The 14-party front, some other parties, the Supreme Court Bar Association, many professional organisations and intellectuals criticised the president for this usurpation of powers of the caretaker government and grab of all important ministries. They also complained that he has been running the caretaker government in the interest of the BNP and Jamaat-e-Islami. The Awami League, Bangladesh Workers Party, Communist Party of Bangladesh, Liberal Democratic Party and others served an ultimatum upon the president for a reconstitution of the Election Commission, a reallocation of portfolios to advisors, removal of defects and fake names from the voters list, and removal of the BNP and Jamaat-e-Islami men from important offices of the police and administration before November 11. The opposition also accused the Election Commission of listing one crore and 40 lakh false names in the voters list while expunging the names of more then one crore genuine voters from it.
In the meantime, erosion and a split have taken place in the ruling BNP. Dr A Q M Badrudduza Chaudhuri, former Bangladesh president and one of the BNP’s founders, former minister Ali Ahmed who was also a member of the BNP standing committee, 13 ministers and MPs left the BNP, formed a new party called the Liberal Democratic Party, and established ties with the front led by the Awami League. A split also occurred in the Jatiya Party of General H M Ershad, with a section revolting against his decision to have an alliance with the BNP. They have formed a new party and declared that they would forge ties with the Awami League.

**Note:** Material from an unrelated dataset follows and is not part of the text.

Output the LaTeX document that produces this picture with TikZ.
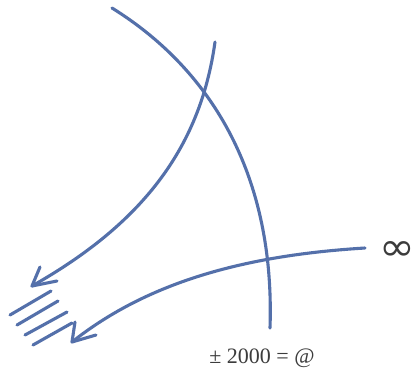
\documentclass[tikz,border=0pt]{standalone}
\usepackage{fontspec}
\setmainfont{Liberation Serif}
\newfontfamily\symfont{DejaVu Sans}
\begin{document}
\begin{tikzpicture}[x=1pt,y=-1pt,
  stroke/.style={draw={rgb,255:red,84;green,112;blue,170},line width=3.1pt,line cap=round,line join=round},
  lbl/.style={text={rgb,255:red,60;green,60;blue,60},inner sep=0pt}]
\useasboundingbox[fill=white] (0,0) rectangle (417,381);
% curves
\coordinate (a1) at (112,8); \coordinate (a2) at (270,328);
\draw[stroke] (a1) .. controls (215,72) and (275,180) .. (a2);
\coordinate (b1) at (215,42); \coordinate (b2) at (32,286);
\draw[stroke] (b1) .. controls (200,150) and (140,225) .. (b2);
\coordinate (c1) at (365,248); \coordinate (c2) at (72,342);
\draw[stroke] (c1) .. controls (250,255) and (150,280) .. (c2);
% arrowheads
\draw[stroke] (40,267) -- (b2) -- (57,281);
\draw[stroke] (75,322) -- (c2) -- (96,335);
% hatch lines
\draw[stroke] (10,315) -- (51,291);
\draw[stroke] (17,325) -- (58,301);
\draw[stroke] (25,335) -- (67,312);
\draw[stroke] (33,345) -- (72,323);
% labels
\node[lbl,font=\fontsize{22}{26}\selectfont] (t) at (262,358) {± 2000 = @};
\node[lbl,font=\symfont\fontsize{39}{40}\selectfont,xscale=1.1] (inf) at (397,251) {∞};
\end{tikzpicture}
\end{document}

Recently, on the other hand, the election commissioners appointed by the BNP-Jamaat government declined to voluntarily resign their posts despite requests from the president’s council of advisers. The Jamaat-e-Islami also urged the president to deploy the armed forces to stem the movement the 14-party front had threatened to launch from November 12 to besiege the whole country. Workers Party of Bangladesh president Rashid Khan Menon vehemently protested against this stance of the Jamaat-e-Islami and warned the president that solely upon him would be the onus of the dangerous repercussions that are sure to follow if he deployed the army to stem a political movement. The political instability persists.